A total of 38 water main breaks were reported in 2019, a 38% reduction from the previous year. It’s also the lowest total in 15 years and far less than the peak of 131 breaks in 2010.
Sewer spills dropped significantly to 38 incidents in 2019, compared to 50 a year earlier and an all-time high of 365 spills in 2000.
The city’s continuing efforts to replace old cast iron water mains and replace or reline sewer mains have played a major part in the decrease in breaks and spills. Since 2013, the city has replaced approximately 220 miles of water mains across the city. The remaining 60 miles of cast iron mains are scheduled over the next few years with the goal of eliminating all cast iron by 2024.

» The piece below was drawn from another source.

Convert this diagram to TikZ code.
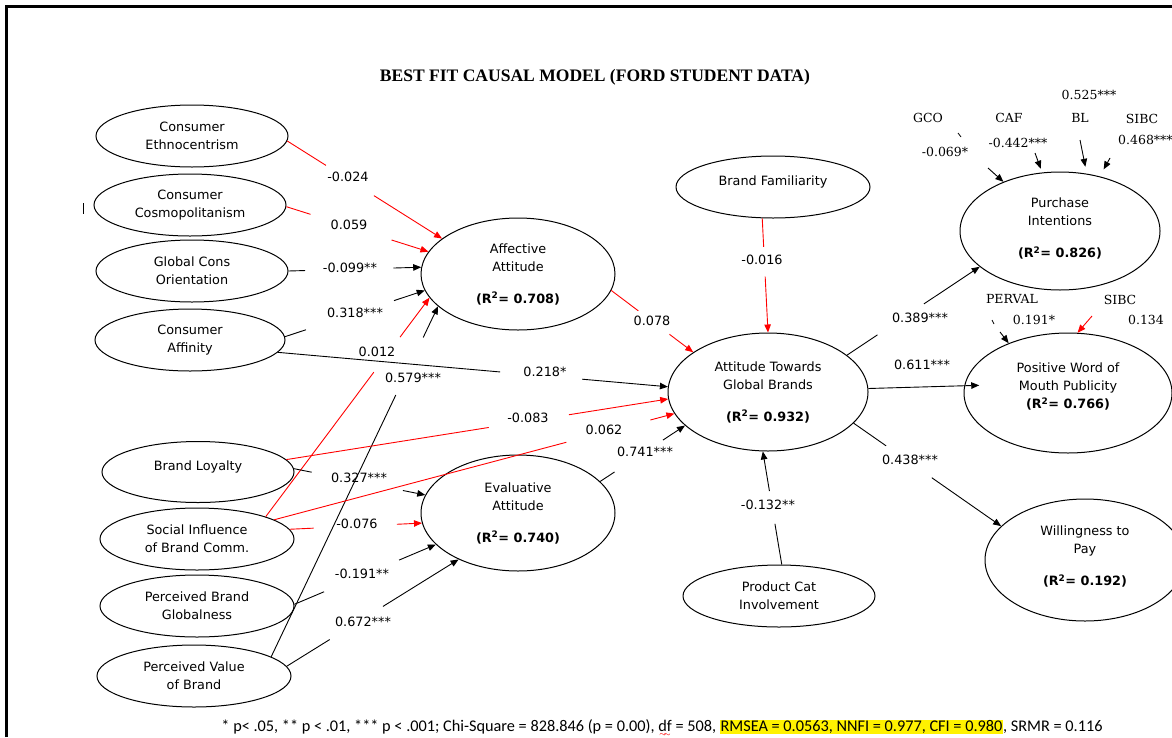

Between July 1, 2016, and June 30, 2019, a total of 174.9 miles of sewer mains were replaced or relined. An additional 200 miles are scheduled to be replaced or relined over the next five years.
New water and sewer mains are made of polyvinyl chloride (PVC), a material expected to last much longer than pipe materials used in the past.
Another reason for a decline in water main breaks and sewer spills is improved preventative maintenance work by the city’s Public Utilities Department. Crews routinely inspect pipelines, valves, pumps and other portions of the water and wastewater systems to make sure everything is in good working order.
To prevent sewer overflows, the city also will begin using two innovative tools this year. ECHO monitoring devices will be placed near sewer mains considered high risk for spills to detect early warning signs of preventable blockages, root intrusion, silt/sediment and debris within the collection system. In addition, high tech drones will be used to conduct visual flyovers of environmentally sensitive areas and challenging terrain after significant rainstorms. The drones will be used to identify potential problems for maintenance crews to resolve.
“New pipelines, monitoring tools and the vigilance of our Public Utilities crews are making a huge difference for our city,” said Shauna Lorance, Director of the Public Utilities Department. “We will continue to work toward further reducing infrastructure problems in the future.”